Talk:Hobo nickel
From Wikipedia, the free encyclopedia
The webpage posted on the OHNS website is one I generated using Steve's material at his request and obviously with his permission. I'm not certain why you think that my posting of this material to Wikipedia is a copyright infringement. Verne R. Walrafen 29 June 2005 22:16 (UTC)
Contents |
[edit] Hobo Nickels/Temp created.
OK folks... I've made all your suggested changes and moved the pictures down into the text since you wanted to stack the three all in the center which looked really gross. The only thing I put back in that you blew away is the reference giving the provenance of the article... the fact Steve gave this material in a talk at the Long Beach Coin Show. I feel this really needs to be included and someplace in your material I even read that such things should be certain to be included. I trust you won't have problems with the TEMP version I just created. I note you were right there to catch my first attempt at posting... I can only hope you will respond just as quickly to my modifications so I can get this page up and running. I got locked out all day yesterday because I was flagged as using an IP address of someone who had done something wrong when my IP address was something totally different. I proved that with PING but nobody responded or changed my being blocked. Once I "got in" today I haven't logged off in case something similar happened again. Thanks- Verne
[edit] Hobo Nickels/Temp created.
Whoops... forgot my timestamp. Verne R. Walrafen 29 June 2005 23:16 (UTC)
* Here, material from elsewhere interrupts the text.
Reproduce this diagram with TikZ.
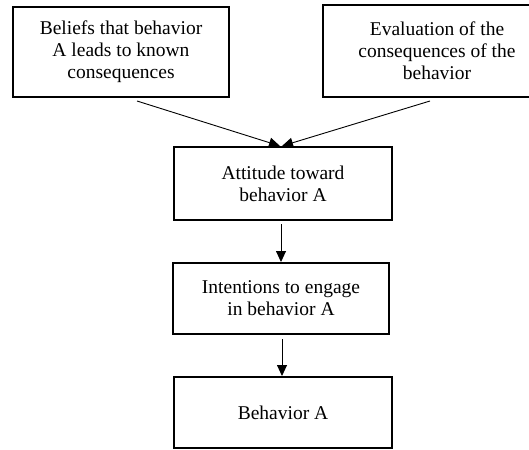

[edit] Suggestion for illustration
I think it would really help illustrate this article if there were a picture of an unaltered coin directly next to the picture of the altered version, so that readers could see how the features of the original coin were used. Perhaps there could even be three versions, with the unaltered, altered, and an overlay of the two. Anyway, just a suggestion. -- Creidieki 06:06, 19 May 2006 (UTC)
[edit] Softness?
The article says that the nickels were the coin of choice for alteration because of their relative softness. However, the article on the nickel talks about how hard the coin is. The cent or silver coins would have been softer. Perhaps a better explantion for the popularity of the nickel for these purposes was that it was a large coin for the money and that it had a lot of raised surface area to work with. But I'm not an expert by any means.--RLent 19:16, 14 July 2006 (UTC)
[edit] how to ?
How do you carve a nickel? What tools do you use? Do you pound it flat first?